Several of Mouin's Lebanese friends described him as "sweet and gentle." According to his aunt, the would-be suicide bomber was "well-liked and popular in Aalborg." He got engaged to be married just months before the suicide mission.
Putting the tensions into perspective requires a delicate understanding of all sides.
Mustafa Haid, founder and director of Dawlaty, a nonprofit that works with nonviolent activists in Syria, cautions against assuming that men like Abu Tareq were radicalized during their time in the Middle East.
"I understand the concerns of European countries like Denmark.
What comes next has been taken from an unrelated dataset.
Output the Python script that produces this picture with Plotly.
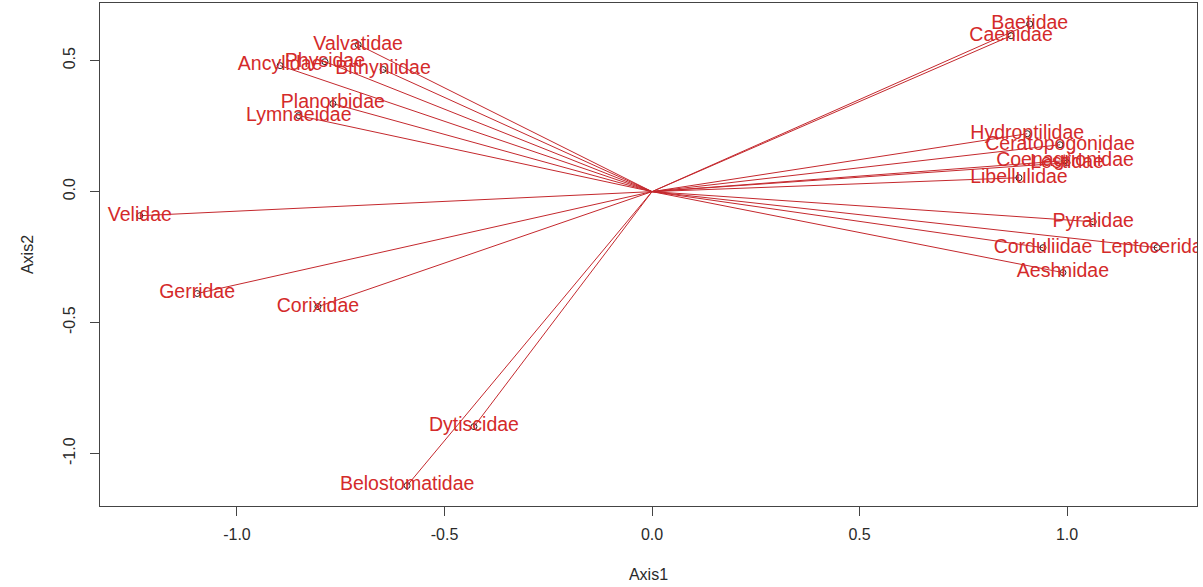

They are afraid of these people coming back to their country and committing atrocities, but also we have concerns as Syrians that these people are already committing atrocities in our country," Haid said in his office in Beirut. "These guys are in Syria committing atrocities against Syrians."
Haid said his gravest concern about representing men such as Abu Tareq as having been radicalized by extremists in Syria or Iraq is that the onus of responsibility is misaligned.
This view is "putting us as somehow suspicious, as if we are the ones who are making these people radicals," explained Haid. "Those people are already radicals. In order for them to decide to come and fight in another country, they've already reached a point [of] ultimate extremism, to abandon everything."
Suicide missions are a central strategy to ISIS's rapid gains in Syria and Iraq, and young foreign men are of value to ISIS because they are often more ardent in their desire to die for the cause than local fighters.
"The foreigners are inspired. They are the most willing to die," says Aymenn Jawad Al-Tamimi, an expert on jihadi groups in Syria and a fellow at the Middle East Forum in Philadelphia. "Ideologically, they are more driven."